TEMPO.CO, Jakarta - Kanselir Jerman Olaf Scholz mendesak kesepakatan dagang antara Uni Eropa dan Indonesia sebagai bagian dari upaya negaranya untuk mengurangi ketergantungannya pada Cina atas bahan baku penting.
Scholz berbicara masalah ini pada pembukaan pameran perdagangan tahunan Hannover pada Ahad, 16 Maret 2023. Kanselir mengatakan kepada Presiden Indonesia Joko Widodo bahwa kesepakatan perdagangan antara Indonesia dan Uni Eropa berpotensi menciptakan kawasan ekonomi yang mencakup 700 juta orang.
“Saya sedang bekerja untuk akhirnya mencapai kesepakatan ini,” kata Scholz tentang negosiasi antara Jakarta dan Brussel, yang telah berlangsung sejak 2016.
Scholz mengatakan dia juga berharap tentang pembicaraan antara UE dan blok Mercosur di Amerika Selatan, Meksiko, Australia, Kenya, dan India.
“Di sini juga, dinamika baru telah muncul dalam beberapa bulan terakhir,” katanya. Dia menambahkan bahwa kesepakatan semacam itu diperlukan untuk membantu negara-negara mengurangi ketergantungan mereka pada pasar tertentu.
Jerman sangat khawatir menjadi terlalu bergantung pada Cina, termasuk untuk komoditas penting yang dibutuhkan untuk digitalisasi dan pergeseran menuju ekonomi nol karbon. “Saat ini kami mengimpor banyak dari Cina,” kata Scholz.
“Dan itu terlepas dari fakta bahwa tanah jarang, tembaga, atau nikel seringkali tidak diekstraksi di sana, tetapi di negara-negara seperti Indonesia, Chili, atau Namibia,” katanya. “Kami ingin mengubahnya.”

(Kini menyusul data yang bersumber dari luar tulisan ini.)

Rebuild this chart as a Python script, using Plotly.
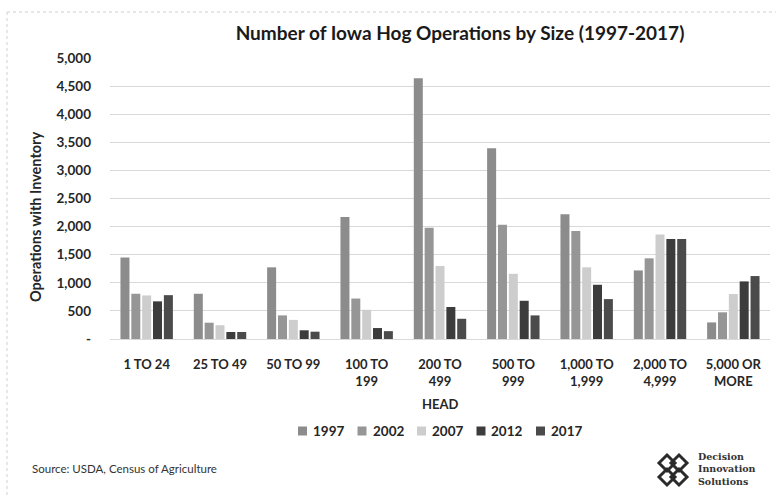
import plotly.graph_objects as go

categories = ["1 TO 24", "25 TO 49", "50 TO 99", "100 TO<br>199", "200 TO<br>499",
              "500 TO<br>999", "1,000 TO<br>1,999", "2,000 TO<br>4,999", "5,000 OR<br>MORE"]
years = ["1997", "2002", "2007", "2012", "2017"]
v1997 = [1450, 805, 1275, 2170, 4640, 3395, 2220, 1220, 295]
v2002 = [805, 290, 420, 720, 1980, 2035, 1920, 1435, 475]
v2007 = [775, 245, 340, 520, 1300, 1160, 1275, 1860, 800]
v2012 = [670, 125, 155, 195, 570, 680, 965, 1780, 1025]
v2017 = [780, 125, 130, 140, 360, 420, 710, 1780, 1120]
series = [v1997, v2002, v2007, v2012, v2017]
colors = ["#8c8c8c", "#969696", "#cdcdcd", "#3c3c3c", "#4b4b4b"]

y_tickvals = [0, 500, 1000, 1500, 2000, 2500, 3000, 3500, 4000, 4500, 5000]
y_ticktext = ["-", "500", "1,000", "1,500", "2,000", "2,500", "3,000", "3,500", "4,000", "4,500", "5,000"]

W, H = 776, 496
L, R, T, B = 110, 6, 58, 157
PW, PH = W - L - R, H - T - B


def px(x):
    return (x - L) / PW


def py(y):
    return (H - B - y) / PH


FONT = "Lato, 'Open Sans', sans-serif"

fig = go.Figure()
for yr, vals, col in zip(years, series, colors):
    fig.add_trace(go.Bar(name=yr, x=categories, y=vals, marker_color=col,
                         marker_line_width=0, showlegend=False))

fig.update_layout(
    width=W, height=H,
    margin=dict(l=L, r=R, t=T, b=B),
    paper_bgcolor="white", plot_bgcolor="white",
    barmode="group", bargap=0.26, bargroupgap=0.17,
    font=dict(family=FONT, color="#262626"),
    title=dict(text="<b>Number of Iowa Hog Operations by Size (1997-2017)</b>",
               x=px(460), xanchor="center", xref="paper",
               y=1 - 33 / H, yanchor="middle", yref="container",
               font=dict(size=19, family=FONT, color="#1a1a1a")),
    xaxis=dict(showgrid=False, showline=False, ticks="", ticklabelstandoff=16,
               tickfont=dict(size=13, family=FONT, color="#262626", weight="bold"),
               tickangle=0),
    yaxis=dict(range=[0, 5000], tickvals=y_tickvals, ticktext=y_ticktext,
               showgrid=True, gridcolor="#d9d9d9", gridwidth=1,
               zeroline=True, zerolinecolor="#d9d9d9", zerolinewidth=1,
               showline=False, ticks="", ticklabelstandoff=18,
               tickfont=dict(size=13.5, family=FONT, color="#262626", weight="bold")),
)

annotations = [
    dict(text="<b>HEAD</b>", x=0.5, y=py(404), xref="paper", yref="paper",
         xanchor="center", yanchor="middle", showarrow=False,
         font=dict(size=13, family=FONT, color="#262626")),
    dict(text="<b>Operations with Inventory</b>", x=px(35), y=py(217), xref="paper", yref="paper",
         xanchor="center", yanchor="middle", showarrow=False, textangle=-90,
         font=dict(size=14.5, family=FONT, color="#262626")),
    dict(text="Source: USDA, Census of Agriculture", x=px(30), y=py(468), xref="paper", yref="paper",
         xanchor="left", yanchor="middle", showarrow=False,
         font=dict(size=11.5, family=FONT, color="#333333")),
    dict(text="<b>Decision<br>Innovation<br>Solutions</b>", x=px(696), y=py(469), xref="paper", yref="paper",
         xanchor="left", yanchor="middle", showarrow=False, align="left",
         font=dict(size=9.5, family="'DejaVu Serif', 'Liberation Serif', serif", color="#333333")),
]

shapes = []
# legend (swatches + labels)
leg_x0, leg_pitch, leg_y = 298, 59.5, 431
for i, (yr, col) in enumerate(zip(years, colors)):
    sx = leg_x0 + i * leg_pitch
    shapes.append(dict(type="rect", xref="paper", yref="paper",
                       x0=px(sx), x1=px(sx + 9), y0=py(leg_y - 4.5), y1=py(leg_y + 4.5),
                       fillcolor=col, line=dict(width=0)))
    annotations.append(dict(text=f"<b>{yr}</b>", x=px(sx + 13), y=py(leg_y), xref="paper", yref="paper",
                            xanchor="left", yanchor="middle", showarrow=False,
                            font=dict(size=13.5, family=FONT, color="#262626")))

# faint dotted frame
shapes.append(dict(type="line", xref="paper", yref="paper", x0=px(7), x1=px(7), y0=py(12), y1=py(496),
                   line=dict(color="#d0d0d0", width=1, dash="dot")))
shapes.append(dict(type="line", xref="paper", yref="paper", x0=px(7), x1=px(776), y0=py(12), y1=py(12),
                   line=dict(color="#d0d0d0", width=1, dash="dot")))


# logo: interlocking links
def diamond(cx, cy, r):
    pts = [(cx, cy - r), (cx + r, cy), (cx, cy + r), (cx - r, cy)]
    d = "M " + " L ".join(f"{px(x):.5f},{py(y):.5f}" for x, y in pts) + " Z"
    return d


for cx, cy in [(667, 463), (679, 463), (667, 477), (679, 477)]:
    shapes.append(dict(type="path", xref="paper", yref="paper", path=diamond(cx, cy, 8),
                       line=dict(color="#2b2b2b", width=3)))

fig.update_layout(annotations=annotations, shapes=shapes)

fig.write_html("out.html")
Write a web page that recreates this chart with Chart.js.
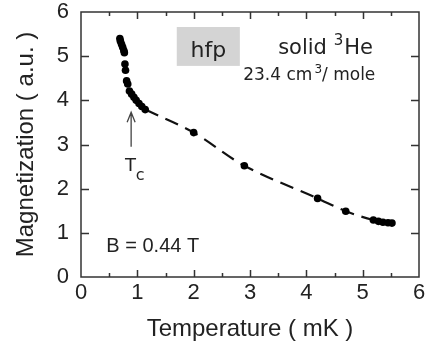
<!DOCTYPE html>
<html><head><meta charset="utf-8">
<script src="https://cdn.jsdelivr.net/npm/chart.js@4/dist/chart.umd.min.js"></script>
<style>html,body{margin:0;padding:0;background:#fff}#w{width:428px;height:345px;position:relative}</style>
</head><body><div id="w"><canvas id="c"></canvas></div>
<script>
// data
const temperature = [0.69,0.70,0.72,0.74,0.76,0.77,0.78,0.79,0.81,0.83,0.86,0.90,0.94,0.98,1.03,1.08,1.14,2.0,2.9,4.2,4.7,5.19,5.28,5.36,5.45,5.52];
const magnetization = [5.40,5.34,5.27,5.20,5.13,5.08,4.82,4.68,4.44,4.37,4.21,4.14,4.07,4.00,3.93,3.86,3.79,3.27,2.52,1.78,1.49,1.29,1.26,1.24,1.23,1.22];
// dashed guide curve through the ordered-phase points
const fitT = [1.14,2.0,2.9,4.2,4.7,5.19,5.52];
const fitM = [3.79,3.27,2.52,1.78,1.49,1.29,1.22];
const xTicks = [0,1,2,3,4,5,6];
const yTicks = [0,1,2,3,4,5,6];

const INK = '#222';
const frame = {
  id:'frame',
  afterDraw(chart){
    const {ctx, chartArea:a, scales:{x,y}} = chart;
    ctx.save();
    ctx.strokeStyle = '#333'; ctx.lineWidth = 1.5;
    ctx.strokeRect(a.left, a.top, a.right-a.left, a.bottom-a.top);
    ctx.beginPath();
    for (let v=0.5; v<6; v+=0.5){
      const px = Math.round(x.getPixelForValue(v))+0.5;
      const L = Number.isInteger(v) ? 7 : 4;
      ctx.moveTo(px,a.bottom); ctx.lineTo(px,a.bottom-L);
      ctx.moveTo(px,a.top); ctx.lineTo(px,a.top+L);
    }
    for (let v=1; v<6; v++){
      const py = Math.round(y.getPixelForValue(v))+0.5;
      ctx.moveTo(a.left,py); ctx.lineTo(a.left+8,py);
      ctx.moveTo(a.right,py); ctx.lineTo(a.right-8,py);
    }
    ctx.stroke();

    // annotations placed in data units
    const X = v=>x.getPixelForValue(v), Y = v=>y.getPixelForValue(v);
    ctx.fillStyle = '#d4d4d4';
    ctx.fillRect(X(1.70), Y(5.66), X(2.82)-X(1.70), Y(4.78)-Y(5.66));
    ctx.fillStyle = INK;
    ctx.textBaseline = 'alphabetic';
    ctx.textAlign = 'center';
    ctx.font = '22px "DejaVu Sans"';
    ctx.fillText('hfp', X(2.26), Y(4.99));
    ctx.textAlign = 'left';
    ctx.font = '21px "DejaVu Sans"';
    let sx = X(3.5), sy = Y(5.04);
    ctx.fillText('solid ', sx, sy); sx += ctx.measureText('solid ').width;
    ctx.font = '15px "DejaVu Sans"';
    ctx.fillText('3', sx, sy-9); sx += ctx.measureText('3').width+1;
    ctx.font = '21px "DejaVu Sans"';
    ctx.fillText('He', sx, sy);
    ctx.font = '17px "DejaVu Sans"';
    sx = X(2.88); sy = Y(4.46);
    ctx.fillText('23.4 cm', sx, sy); sx += ctx.measureText('23.4 cm').width+2;
    ctx.font = '12px "DejaVu Sans"';
    ctx.fillText('3', sx, sy-7); sx += ctx.measureText('3').width;
    ctx.font = '17px "DejaVu Sans"';
    ctx.fillText('/ mole', sx, sy);
    ctx.font = '20px "Liberation Sans"';
    ctx.fillText('B = 0.44 T', X(0.45), Y(0.57));
    ctx.font = '18px "DejaVu Sans"';
    ctx.fillText('T', X(0.78), Y(2.40));
    ctx.font = '16px "DejaVu Sans"';
    ctx.fillText('c', X(0.97), Y(2.20));
    // arrow
    ctx.strokeStyle = '#444'; ctx.lineWidth = 1.3;
    const ax = X(0.89), ay0 = Y(2.95), ay1 = Y(3.73);
    ctx.beginPath();
    ctx.moveTo(ax, ay0); ctx.lineTo(ax, ay1);
    ctx.moveTo(ax-4, ay1+10); ctx.lineTo(ax, ay1); ctx.lineTo(ax+4, ay1+10);
    ctx.stroke();
    ctx.restore();
  }
};

new Chart(document.getElementById('c'), {
  type:'scatter',
  data:{datasets:[
    {data: fitT.map((t,i)=>({x:t,y:fitM[i]})), showLine:true, borderColor:'#111', borderWidth:2.2,
     borderDash:[14,8], tension:0.35, pointRadius:0, order:2},
    {data: temperature.map((t,i)=>({x:t,y:magnetization[i]})), backgroundColor:'#000', borderColor:'#000',
     pointRadius:3.8, pointBorderWidth:0, order:1}
  ]},
  plugins:[frame],
  options:{
    responsive:true, maintainAspectRatio:false, animation:false,
    layout:{padding:{top:12,right:9,left:0,bottom:0}},
    plugins:{legend:{display:false}, tooltip:{enabled:false}},
    scales:{
      x:{type:'linear', min:0, max:6,
        afterBuildTicks(s){ s.ticks = xTicks.map(v=>({value:v})); },
        afterFit(s){ s.height = 68; s.paddingLeft = 0; s.paddingRight = 0; },
        grid:{display:false, drawTicks:false}, border:{display:false},
        ticks:{color:INK, padding:3, font:{family:'Liberation Sans', size:22}},
        title:{display:true, text:'Temperature ( mK )', color:INK, font:{family:'Liberation Sans', size:24}, padding:{top:0,bottom:1}}
      },
      y:{type:'linear', min:0, max:6,
        afterBuildTicks(s){ s.ticks = yTicks.map(v=>({value:v})); },
        afterFit(s){ s.width = 81; s.paddingTop = 0; s.paddingBottom = 0; },
        grid:{display:false, drawTicks:false}, border:{display:false},
        ticks:{color:INK, padding:12, font:{family:'Liberation Sans', size:22}},
        title:{display:true, text:'Magnetization ( a.u. )', color:INK, font:{family:'Liberation Sans', size:24}, padding:{top:12,bottom:0}}
      }
    }
  }
});
</script></body></html>
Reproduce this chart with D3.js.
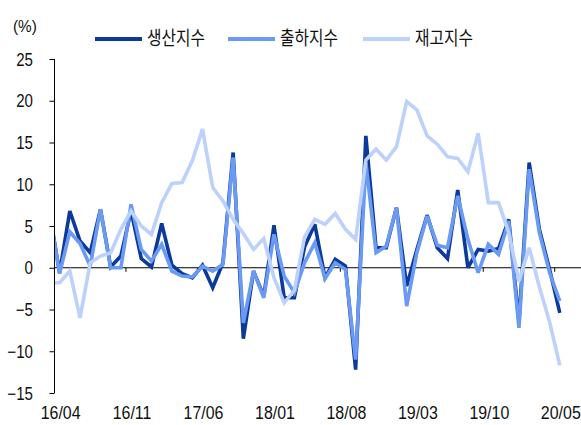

Scholz mengatakan membangun fasilitas pemrosesan untuk bahan mentah semacam itu di negara tempat ditemukannya akan menguntungkan ekonomi lokal dan harus menjadi bagian dari kesepakatan perdagangan baru.
Cina juga merupakan mitra dagang terbesar Indonesia. Pada 2022, total perdagangan bilateral mencapai rekor baru senilai US$133,65 miliar atau sekitar Rp2 kuadriliun.
Sementara untuk investasi, tahun lalu, Cina menjadi investor ke-2 terbesar Indonesia. Di kuartal terakhir tahun lalu, Cina bahkan menjadi investor pertama Indonesia.